Author: Anthony Towns 2015-08-07 18:22:50
Published on: 2015-08-07T18:22:50+00:00
The discussion is about the minimum transaction fee in Bitcoin. The first person argues that if one is willing to wait for an infinite amount of time, then the minimum fee will always be zero or very close to it. However, this argument depends on blocks being found at random intervals, and sometimes a lucky event happens where six blocks are discovered within ten minutes. In such a case, if one is willing to wait until that event occurs, they can submit their transaction with a low fee. All higher-fee transactions waiting to be confirmed will get confirmed in the first five blocks, and even a very-low-fee transaction will get confirmed if miners do not have any floor on the fee they'll accept.
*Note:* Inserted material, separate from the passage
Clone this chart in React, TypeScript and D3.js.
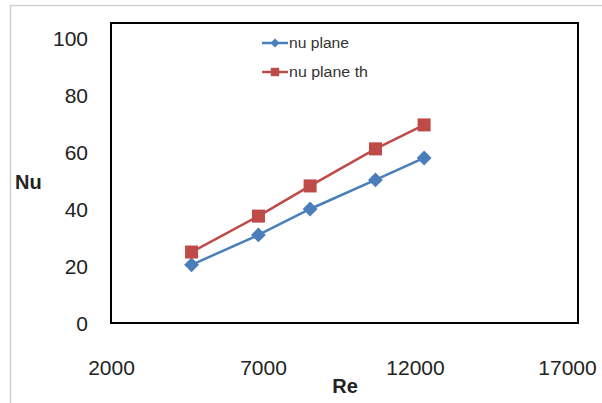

However, this depends on how rational miners are because once the block subsidy is retired, hash power is only paid for by fees. If there are no fee-paying transactions in the queue, then there's no reward for applying hash power, so mining a block won't even pay for miners' costs. In that case, it is better to switch to hashing something else, such as an altcoin with less fees than bitcoin has on average but more than nothing, or put hashing hardware into a low-power mode to cut costs. On the other hand, when the queue is over-full because there have been no blocks found for a while, miners can fill a block with higher-than-average fee transactions. This could cause some miners to switch hash power from altcoins and sidechains to catch the temporary chance of higher revenue blocks. Both tendencies would help reduce the variance in block time, which would probably be a good thing for the network as a whole. The second person argues that the same incentives apply with mining being paid for by assurance contracts rather than directly by transaction fees. If a bunch of blocks are done quickly, the existing assurance contracts are dealt with just as well as if it had taken longer, so miners want to wait until new contracts come in rather than spend their hash power for no return. However, all of this only applies once fees make up a significant portion of the payment for mining a block.